U.S. Ambassador Comments on Recent Arrests
U.S. Ambassador to Georgia, Richard Norland, said on December 20 that the embassy was following closely situation involving recent arrests of several former officials, including of Nika Gvaramia, who is now the head of Rustavi 2 TV.
“We are following the situation closely,” Ambassador Norland told journalists after he was asked to comment the recent arrests, specifically on the one of Nika Gvaramia, a former government member, who is now a director general of Rustavi 2 TV station.
“Obviously whenever the head of a TV station is arrested one asks whether the issue is freedom of the press – the principle, which the United States stands for; at the same time there is information circulating in the media that this arrest had to do with some other issue entirely, having to do with financial transactions in the private sector,” the U.S. ambassador said and added, that “our focus will be on ensuring that due process and rule of law are observed.”

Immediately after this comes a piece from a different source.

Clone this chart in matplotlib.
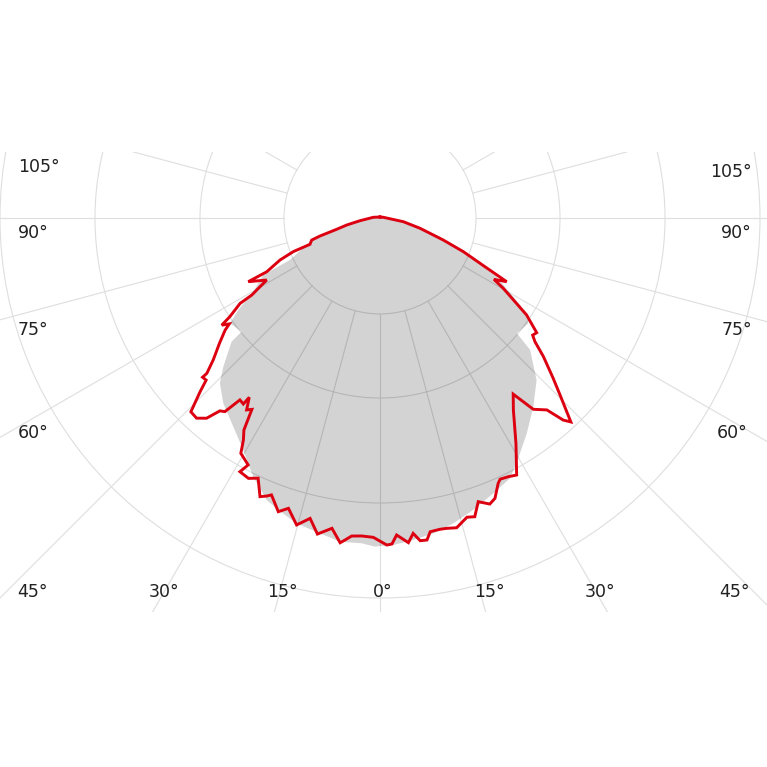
import matplotlib.pyplot as plt
from matplotlib.patches import Polygon, Circle
import numpy as np

# polar intensity diagram, angles in degrees from nadir (0 = straight down)
ring_values = [96, 180, 285, 380]
spoke_angles = np.arange(0, 360, 15)

# red curve, left half and right half (angle, intensity), from 0 deg upward
red_left_deg = [1.2, 3.3, 5.1, 6.2, 7.0, 8.8, 11.2, 13.1, 15.2, 17.5, 19.1, 21.4, 22.1, 23.3,
                25.1, 26.8, 28.9, 28.1, 30.6, 31.6, 32.7, 33.8, 34.8, 36.1, 36.3, 37.6, 38.7,
                39.7, 40.9, 42.5, 44.3, 45.0, 46.0, 47.0, 48.1, 48.1, 49.6, 52.1, 54.1, 54.9,
                55.9, 56.7, 58.6, 59.0, 59.7, 61.3, 64.2, 64.6, 67.2, 68.8, 69.4, 72.1, 73.3,
                75.4, 78.1, 82.3, 96, 180]
red_left_val = [319.4, 318.5, 319.3, 323.9, 327.2, 314.0, 322.2, 308.4, 318.1, 304.4, 310.8,
                297.4, 300.0, 303.4, 287.3, 291.7, 289.8, 279.9, 273.4, 260.7, 251.9, 230.3,
                233.7, 221.9, 230.8, 229.6, 248.1, 250.7, 264.9, 271.5, 270.8, 261.8, 250.1,
                237.7, 238.4, 232.7, 219.0, 203.2, 191.2, 184.2, 191.1, 179.6, 163.9, 149.6,
                142.8, 129.2, 146.3, 125.4, 108.5, 93.0, 74.8, 71.8, 62.6, 44.7, 34.0, 20.2,
                6.7, 1]
red_right_deg = [1.2, 2.1, 3.0, 5.0, 6.0, 7.1, 8.3, 9.1, 10.9, 12.1, 13.9, 16.2, 17.6, 19.1,
                 21.0, 22.3, 24.0, 24.7, 26.4, 28.0, 31.1, 34.8, 37.1, 38.7, 41.0, 42.2, 43.1,
                 45.5, 47.2, 49.7, 51.4, 52.5, 53.8, 55.7, 56.5, 60.3, 61.7, 63.3, 65.1, 68.0,
                 70.8, 75.6, 81.0, 102, 180]
red_right_val = [327.1, 326.2, 317.4, 325.9, 317.1, 325.2, 325.4, 317.7, 317.0, 317.4, 319.1,
                 311.6, 313.4, 300.2, 306.4, 303.0, 290.5, 287.5, 288.8, 291.1, 263.2, 233.7,
                 220.8, 245.1, 254.3, 272.8, 279.3, 252.4, 236.1, 214.3, 198.3, 192.4, 194.2,
                 180.8, 175.9, 141.9, 129.4, 141.8, 115.7, 89.9, 67.0, 41.3, 23.6, 3.4, 1]

# grey filled curve
grey_left_deg = [0, 0.9, 3.2, 7.0, 10.8, 15.3, 19.2, 21.9, 26.1, 30.5, 35.1, 40.2, 44.1, 46.5,
                 50.2, 50.6, 54.9, 57.0, 59.8, 64.0, 65.0, 72.6, 77.8, 81.5, 96, 180]
grey_left_val = [328, 328.7, 325.8, 326.2, 321.0, 316.5, 309.2, 303.9, 288.1, 269.3, 255.1,
                 242.7, 230.1, 216.0, 193.1, 179.0, 183.3, 168.9, 146.6, 129.9, 99.3, 70.2,
                 37.9, 20.2, 5, 1]
grey_right_deg = [0, 2.3, 5.9, 9.6, 13.5, 17.7, 22.4, 26.5, 29.1, 34.3, 39.1, 44.0, 48.7, 49.9,
                  54.6, 57.0, 63.3, 66.7, 72.7, 81.0, 96, 180]
grey_right_val = [328, 327.3, 323.7, 319.8, 314.0, 306.5, 297.7, 291.0, 280.8, 260.5, 243.1,
                  225.4, 199.8, 178.8, 181.9, 174.9, 130.6, 98.0, 62.8, 23.6, 5, 1]

left_labels = ["105°", "90°", "75°", "60°"]
bottom_labels = ["45°", "30°", "15°", "0°", "15°", "30°", "45°"]
right_labels = ["105°", "90°", "75°", "60°"]


def to_xy(deg, val, side):
    t = np.radians(np.asarray(deg, dtype=float))
    v = np.asarray(val, dtype=float)
    return side * v * np.sin(t), -v * np.cos(t)


def outline(ldeg, lval, rdeg, rval):
    lx, ly = to_xy(ldeg[::-1], lval[::-1], -1)     # top -> bottom on the left
    rx, ry = to_xy(rdeg, rval, 1)                  # bottom -> top on the right
    return np.column_stack([np.concatenate([lx, rx]), np.concatenate([ly, ry])])


def draw_grid(ax, color, clip=None):
    arts = []
    z = 3 if clip is not None else 1
    for rv in ring_values:
        c = Circle((0, 0), rv, fill=False, ec=color, lw=0.8, zorder=z)
        ax.add_patch(c)
        arts.append(c)
    for a in spoke_angles:
        t = np.radians(a)
        ln, = ax.plot([ring_values[0] * np.sin(t), 700 * np.sin(t)],
                      [-ring_values[0] * np.cos(t), -700 * np.cos(t)],
                      color=color, lw=0.8, zorder=z)
        arts.append(ln)
    if clip is not None:
        for a in arts:
            a.set_clip_path(clip)


fig = plt.figure(figsize=(7.67, 7.67), dpi=100)
ax = fig.add_axes([0, 155 / 767, 1, 460 / 767])
ax.set_xlim(-380, 387)
ax.set_ylim(-394, 66)
ax.axis("off")

draw_grid(ax, "#dedede")

grey = Polygon(outline(grey_left_deg, grey_left_val, grey_right_deg, grey_right_val),
               closed=True, fc="#d3d3d3", ec="none", zorder=2)
ax.add_patch(grey)
draw_grid(ax, "#b5b5b5", clip=grey)

red = outline(red_left_deg, red_left_val, red_right_deg, red_right_val)
ax.plot(np.append(red[:, 0], red[0, 0]), np.append(red[:, 1], red[0, 1]),
        color="#dc0010", lw=2.1, zorder=4, solid_joinstyle="miter")

# angle labels around the frame
for txt, y in zip(left_labels, [51, -15, -112, -215]):
    ax.text(-362, y, txt, ha="left", va="center", fontsize=12.5, color="#222222")
for txt, x in zip(bottom_labels, [-348, -216, -98, 3, 109, 220, 354]):
    ax.text(x, -374, txt, ha="center", va="center", fontsize=12.5, color="#222222")
for txt, x, y in zip(right_labels, [372, 372, 372, 368], [46, -15, -112, -215]):
    ax.text(x, y, txt, ha="right", va="center", fontsize=12.5, color="#222222")

fig.savefig("out.png", dpi=100, facecolor="white")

According to the Georgian prosecutor’s office ongoing investigation into, what it says is, “the case of elite corruption” in which Gvaramia was arrested had nothing to do with the latter’s activities with the Rustavi 2 television station.
Davit Mchedlishvili, deputy chief prosecutor said on Thursday, that investigation was launched on November 8, 2012, six days before Gvaramia was appointed as general director of the Rustavi 2 TV.
Former energy and finance minister Alexander Khetaguri, as well as Gvaramia, who was government member till late 2009, Kakha Damenia, now a partner at a business consultancy firm GDC Solutions and a former deputy economy minister, another partner at the same firm Bela Gutidze and chief executive officer of Telasi, an electricity distributor company in Tbilisi, Devi Kandelaki, and a sixth person were arrested on December 19.